— START OF GIVEN MATERIAL —

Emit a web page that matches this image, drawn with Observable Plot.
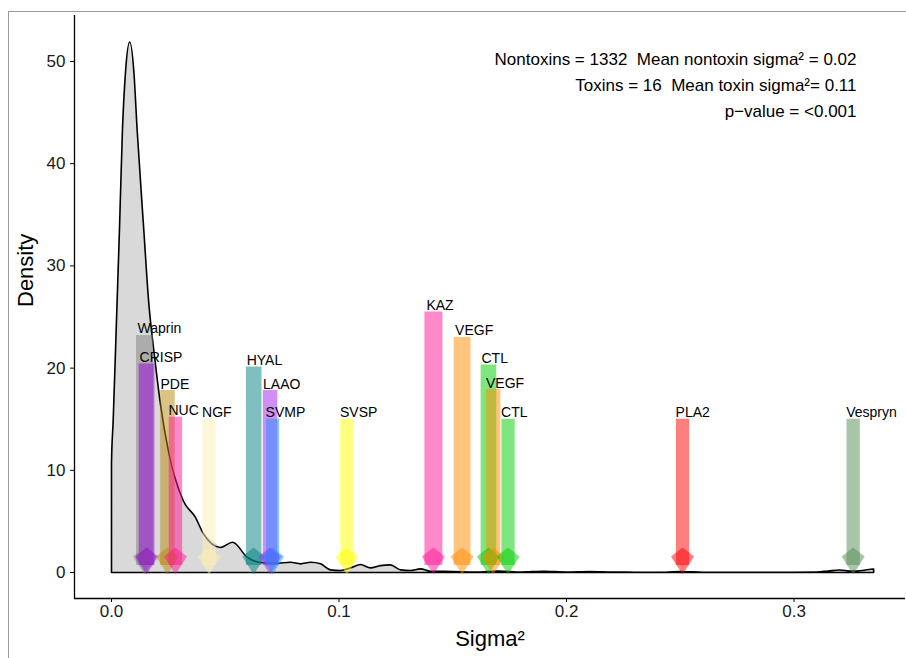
<!DOCTYPE html>
<html><head><meta charset="utf-8">
<script src="https://cdn.jsdelivr.net/npm/d3@7"></script>
<script src="https://cdn.jsdelivr.net/npm/@observablehq/plot@0.6"></script>
<style>
html,body{margin:0;padding:0;background:#fff;overflow:hidden;width:906px;height:658px;}
#frame{position:absolute;left:8px;top:11px;width:1200px;height:900px;border:1px solid #9a9a9a;}
#chart{position:absolute;left:0;top:0;}
</style></head><body>
<div id="frame"></div>
<div id="chart"></div>
<script>
// Kernel density of nontoxin sigma^2
const densitySigma = [0, 0.00075, 0.0022, 0.0035, 0.0048, 0.0062, 0.008, 0.0098, 0.0113, 0.0142, 0.0163, 0.019, 0.0215, 0.025, 0.0316, 0.0369, 0.0404, 0.0479, 0.0532, 0.0598, 0.0655, 0.072, 0.0787, 0.0831, 0.0875, 0.0919, 0.0963, 0.1007, 0.1051, 0.1095, 0.1138, 0.1182, 0.1226, 0.127, 0.1314, 0.1358, 0.1402, 0.15, 0.16, 0.17, 0.18, 0.19, 0.2, 0.21, 0.22, 0.23, 0.24, 0.25, 0.26, 0.27, 0.28, 0.29, 0.3, 0.31, 0.315, 0.32, 0.325, 0.33, 0.335];
const densityValue = [10.7, 14.9, 24.7, 33.5, 43.2, 49.1, 51.9, 49.1, 43.2, 33.5, 26.6, 21.0, 16.5, 11.9, 7.0, 5.4, 3.8, 2.45, 2.96, 1.47, 0.98, 0.9, 1.0, 0.85, 1.0, 0.85, 0.26, 0.2, 0.46, 0.78, 0.46, 0.68, 0.75, 0.26, 0.2, 0.36, 0.13, 0.1, 0.05, 0.15, 0.05, 0.12, 0.05, 0.1, 0.05, 0.03, 0.02, 0.1, 0.03, 0.02, 0.02, 0.02, 0.03, 0.05, 0.15, 0.25, 0.15, 0.2, 0.35];

// Toxins
const toxinNames = ["Waprin", "CRISP", "PDE", "NUC", "NGF", "HYAL", "LAAO", "SVMP", "SVSP", "KAZ", "VEGF", "CTL", "VEGF", "CTL", "PLA2", "Vespryn"];
const toxinSigma = [0.0145, 0.0154, 0.0246, 0.0281, 0.0429, 0.0625, 0.0697, 0.0708, 0.1035, 0.1415, 0.1541, 0.1657, 0.1677, 0.1743, 0.251, 0.326];
const toxinTop = [23.2, 20.4, 17.8, 15.2, 15, 20.1, 17.8, 15, 15, 25.5, 23.0, 20.3, 17.9, 15, 15, 15];
const toxinColors = ["#808080", "#9400d3", "#b8860b", "#ff1493", "#fff0b4", "#008080", "#a020f0", "#1e90ff", "#ffff00", "#ff1493", "#ff8c00", "#00cd00", "#ff8c00", "#00cd00", "#ff0000", "#548b54"];

const xTicks = [0, 0.1, 0.2, 0.3];
const yTicks = [0, 10, 20, 30, 40, 50];
const annotationLines = ["Nontoxins = 1332  Mean nontoxin sigma\u00b2 = 0.02", "Toxins = 16  Mean toxin sigma\u00b2= 0.11", "p\u2212value = <0.001"];

// table building
const density = densitySigma.map((s, i) => ({sigma: s, value: densityValue[i]}));
const outline = [{sigma: densitySigma[0], value: 0}, ...density,
  {sigma: densitySigma[densitySigma.length - 1], value: 0}, {sigma: densitySigma[0], value: 0}];
const toxins = toxinNames.map((n, i) => ({name: n, sigma: toxinSigma[i], top: toxinTop[i], color: toxinColors[i]}));

const xDomain = [-0.01626, 0.3490];
const yDomain = [-2.54, 54.5];
const barEnd = 0.7;
const headY = 1.57;
const kite = {draw(ctx) { ctx.moveTo(0, -9); ctx.lineTo(11.5, 0); ctx.lineTo(0, 18); ctx.lineTo(-11.5, 0); ctx.closePath(); }};
const font = "'Liberation Sans', Arial, Helvetica, sans-serif";

const chart = Plot.plot({
  width: 906, height: 658,
  marginLeft: 74, marginRight: 1, marginTop: 15, marginBottom: 60,
  x: {domain: xDomain}, y: {domain: yDomain},
  color: {type: "identity"},
  style: {fontFamily: font, background: "transparent", overflow: "visible"},
  marks: [
    Plot.areaY(density, {x: "sigma", y: "value", fill: "#d9d9d9"}),
    Plot.line(outline, {x: "sigma", y: "value", stroke: "black", strokeWidth: 1.6, curve: "monotone-x"}),
    Plot.ruleX(toxins, {x: "sigma", y1: "top", y2: barEnd, stroke: "color", strokeOpacity: 0.5, strokeWidth: d => 13.3 + (d.top - 15) * 0.45}),
    Plot.dot(toxins, {x: "sigma", y: headY, symbol: kite, fill: "color", fillOpacity: 0.5, stroke: "none"}),
    Plot.text(toxins, {x: "sigma", y: "top", text: "name", textAnchor: "start", lineAnchor: "bottom", dx: -7, dy: -2, fontSize: 14, fill: "black"}),
    Plot.text([annotationLines.join("\n")], {frameAnchor: "top-right", textAnchor: "end", lineAnchor: "top", dx: -49, dy: 31, lineHeight: 1.53, fontSize: 17, fill: "black"}),
    Plot.ruleX([xDomain[0]], {stroke: "black", strokeWidth: 1.3}),
    Plot.ruleY([yDomain[0]], {stroke: "black", strokeWidth: 1.3}),
    Plot.axisY({ticks: yTicks, tickSize: 4, tickPadding: 5, fontSize: 17, label: null, stroke: "black", fill: "#1a1a1a"}),
    Plot.axisX({ticks: xTicks, tickFormat: d3.format(".1f"), tickSize: 4, tickPadding: 2, fontSize: 17, label: null, stroke: "black", fill: "#1a1a1a"}),
    Plot.text(["Sigma\u00b2"], {frameAnchor: "bottom", lineAnchor: "bottom", dy: 47, fontSize: 22, fill: "black"}),
    Plot.text(["Density"], {frameAnchor: "left", rotate: -90, lineAnchor: "bottom", dx: -42, fontSize: 22, fill: "black"})
  ]
});
document.getElementById("chart").appendChild(chart);
</script>
</body></html>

— END OF GIVEN MATERIAL —

EXERCISE DETAILS:
Transcribe the material exactly, and leave out whatever pictures it holds.

CORRECT ANSWER:
Emit a web page that matches this image, drawn with Observable Plot.
<!DOCTYPE html>
<html><head><meta charset="utf-8">
<script src="https://cdn.jsdelivr.net/npm/d3@7"></script>
<script src="https://cdn.jsdelivr.net/npm/@observablehq/plot@0.6"></script>
<style>
html,body{margin:0;padding:0;background:#fff;overflow:hidden;width:906px;height:658px;}
#frame{position:absolute;left:8px;top:11px;width:1200px;height:900px;border:1px solid #9a9a9a;}
#chart{position:absolute;left:0;top:0;}
</style></head><body>
<div id="frame"></div>
<div id="chart"></div>
<script>
// Kernel density of nontoxin sigma^2
const densitySigma = [0, 0.00075, 0.0022, 0.0035, 0.0048, 0.0062, 0.008, 0.0098, 0.0113, 0.0142, 0.0163, 0.019, 0.0215, 0.025, 0.0316, 0.0369, 0.0404, 0.0479, 0.0532, 0.0598, 0.0655, 0.072, 0.0787, 0.0831, 0.0875, 0.0919, 0.0963, 0.1007, 0.1051, 0.1095, 0.1138, 0.1182, 0.1226, 0.127, 0.1314, 0.1358, 0.1402, 0.15, 0.16, 0.17, 0.18, 0.19, 0.2, 0.21, 0.22, 0.23, 0.24, 0.25, 0.26, 0.27, 0.28, 0.29, 0.3, 0.31, 0.315, 0.32, 0.325, 0.33, 0.335];
const densityValue = [10.7, 14.9, 24.7, 33.5, 43.2, 49.1, 51.9, 49.1, 43.2, 33.5, 26.6, 21.0, 16.5, 11.9, 7.0, 5.4, 3.8, 2.45, 2.96, 1.47, 0.98, 0.9, 1.0, 0.85, 1.0, 0.85, 0.26, 0.2, 0.46, 0.78, 0.46, 0.68, 0.75, 0.26, 0.2, 0.36, 0.13, 0.1, 0.05, 0.15, 0.05, 0.12, 0.05, 0.1, 0.05, 0.03, 0.02, 0.1, 0.03, 0.02, 0.02, 0.02, 0.03, 0.05, 0.15, 0.25, 0.15, 0.2, 0.35];

// Toxins
const toxinNames = ["Waprin", "CRISP", "PDE", "NUC", "NGF", "HYAL", "LAAO", "SVMP", "SVSP", "KAZ", "VEGF", "CTL", "VEGF", "CTL", "PLA2", "Vespryn"];
const toxinSigma = [0.0145, 0.0154, 0.0246, 0.0281, 0.0429, 0.0625, 0.0697, 0.0708, 0.1035, 0.1415, 0.1541, 0.1657, 0.1677, 0.1743, 0.251, 0.326];
const toxinTop = [23.2, 20.4, 17.8, 15.2, 15, 20.1, 17.8, 15, 15, 25.5, 23.0, 20.3, 17.9, 15, 15, 15];
const toxinColors = ["#808080", "#9400d3", "#b8860b", "#ff1493", "#fff0b4", "#008080", "#a020f0", "#1e90ff", "#ffff00", "#ff1493", "#ff8c00", "#00cd00", "#ff8c00", "#00cd00", "#ff0000", "#548b54"];

const xTicks = [0, 0.1, 0.2, 0.3];
const yTicks = [0, 10, 20, 30, 40, 50];
const annotationLines = ["Nontoxins = 1332  Mean nontoxin sigma\u00b2 = 0.02", "Toxins = 16  Mean toxin sigma\u00b2= 0.11", "p\u2212value = <0.001"];

// table building
const density = densitySigma.map((s, i) => ({sigma: s, value: densityValue[i]}));
const outline = [{sigma: densitySigma[0], value: 0}, ...density,
  {sigma: densitySigma[densitySigma.length - 1], value: 0}, {sigma: densitySigma[0], value: 0}];
const toxins = toxinNames.map((n, i) => ({name: n, sigma: toxinSigma[i], top: toxinTop[i], color: toxinColors[i]}));

const xDomain = [-0.01626, 0.3490];
const yDomain = [-2.54, 54.5];
const barEnd = 0.7;
const headY = 1.57;
const kite = {draw(ctx) { ctx.moveTo(0, -9); ctx.lineTo(11.5, 0); ctx.lineTo(0, 18); ctx.lineTo(-11.5, 0); ctx.closePath(); }};
const font = "'Liberation Sans', Arial, Helvetica, sans-serif";

const chart = Plot.plot({
  width: 906, height: 658,
  marginLeft: 74, marginRight: 1, marginTop: 15, marginBottom: 60,
  x: {domain: xDomain}, y: {domain: yDomain},
  color: {type: "identity"},
  style: {fontFamily: font, background: "transparent", overflow: "visible"},
  marks: [
    Plot.areaY(density, {x: "sigma", y: "value", fill: "#d9d9d9"}),
    Plot.line(outline, {x: "sigma", y: "value", stroke: "black", strokeWidth: 1.6, curve: "monotone-x"}),
    Plot.ruleX(toxins, {x: "sigma", y1: "top", y2: barEnd, stroke: "color", strokeOpacity: 0.5, strokeWidth: d => 13.3 + (d.top - 15) * 0.45}),
    Plot.dot(toxins, {x: "sigma", y: headY, symbol: kite, fill: "color", fillOpacity: 0.5, stroke: "none"}),
    Plot.text(toxins, {x: "sigma", y: "top", text: "name", textAnchor: "start", lineAnchor: "bottom", dx: -7, dy: -2, fontSize: 14, fill: "black"}),
    Plot.text([annotationLines.join("\n")], {frameAnchor: "top-right", textAnchor: "end", lineAnchor: "top", dx: -49, dy: 31, lineHeight: 1.53, fontSize: 17, fill: "black"}),
    Plot.ruleX([xDomain[0]], {stroke: "black", strokeWidth: 1.3}),
    Plot.ruleY([yDomain[0]], {stroke: "black", strokeWidth: 1.3}),
    Plot.axisY({ticks: yTicks, tickSize: 4, tickPadding: 5, fontSize: 17, label: null, stroke: "black", fill: "#1a1a1a"}),
    Plot.axisX({ticks: xTicks, tickFormat: d3.format(".1f"), tickSize: 4, tickPadding: 2, fontSize: 17, label: null, stroke: "black", fill: "#1a1a1a"}),
    Plot.text(["Sigma\u00b2"], {frameAnchor: "bottom", lineAnchor: "bottom", dy: 47, fontSize: 22, fill: "black"}),
    Plot.text(["Density"], {frameAnchor: "left", rotate: -90, lineAnchor: "bottom", dx: -42, fontSize: 22, fill: "black"})
  ]
});
document.getElementById("chart").appendChild(chart);
</script>
</body></html>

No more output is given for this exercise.